We all make choices about whether we can have children, whether we can afford to support them, whether we can afford to stay at home or whether it is better to work or study (possibly slightly neglect our children in the short term and/or have them doing long hours in childcare) in order to provide a better future for them and ourselves. These choices are often harder for single parents because we are usually in a situation that we did not plan for and we just have to deal with it, trying to make sure that our children have the same opportunities as those in two-parent families.
The system currently makes allowances for this: Single parents only having to work 16 hours a week to claim working tax credit. Being able to claim income support indefinitely without being made to look for work. These concessions are not available to people living together as a couple. The government is adjusting and tightening up on these concessions. (These concessions are not a right. It is not that many years ago that none of these existed. Hence part of the reason that people traditionally looked down upon and pitied single mothers and saw them as charity cases.)
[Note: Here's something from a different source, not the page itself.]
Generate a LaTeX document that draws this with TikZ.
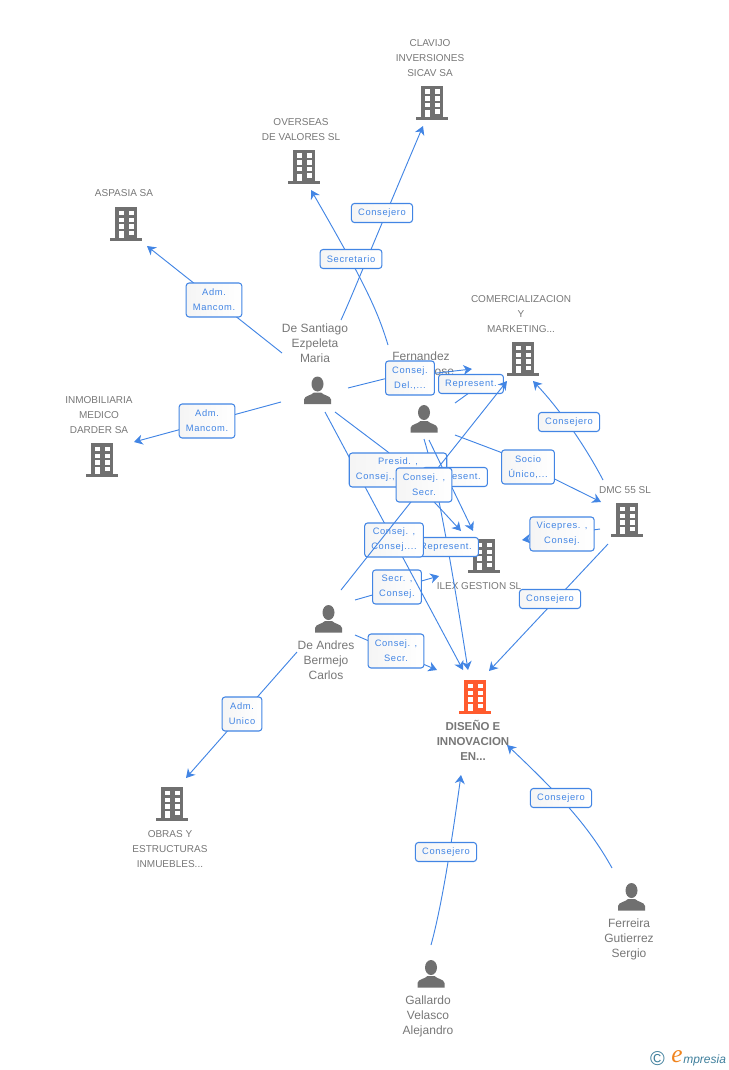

I don't think it is unfair as such to change things but the problem is that there is not enough flexibility in the system to cater for different individuals' situations. Working when you have one child is reasonable. Working when you have, say, three children of different ages, at different schools, or if one or more has special needs - it all starts to get more and more impractical and unrealistic, although some manage to do it. It also depends a lot on how much family support and back up you've got. And/or how much you earn and how much paid help you can afford. A single parent with loads of family backup might be better off, practically, than a two-parent family with no backup.
I think someone was also arguing in the previous debate that sometimes older children need more support than younger ones, because they might have loads of homework or emotional problems or loads of after-school clubs to go to which require lifts to and from. I suppose that last point is more about the luxury (rather than necessity) of after-school activities but you can see what they mean. So it is hard to pick an age after which all children are more self-sufficient. It depends on a lot of factors.
Of course, two parent families have some of the same problems, if both parents are working, so the debate can become mired in comparing individual circumstances. But I think this is the point. Many people, single parent and/or two parent families on low incomes, struggle. Sadly, it is impossible for the system to take into account all the individual circumstances (it would turn into another CSA) so a seemingly arbitrary cutting off point is decided upon.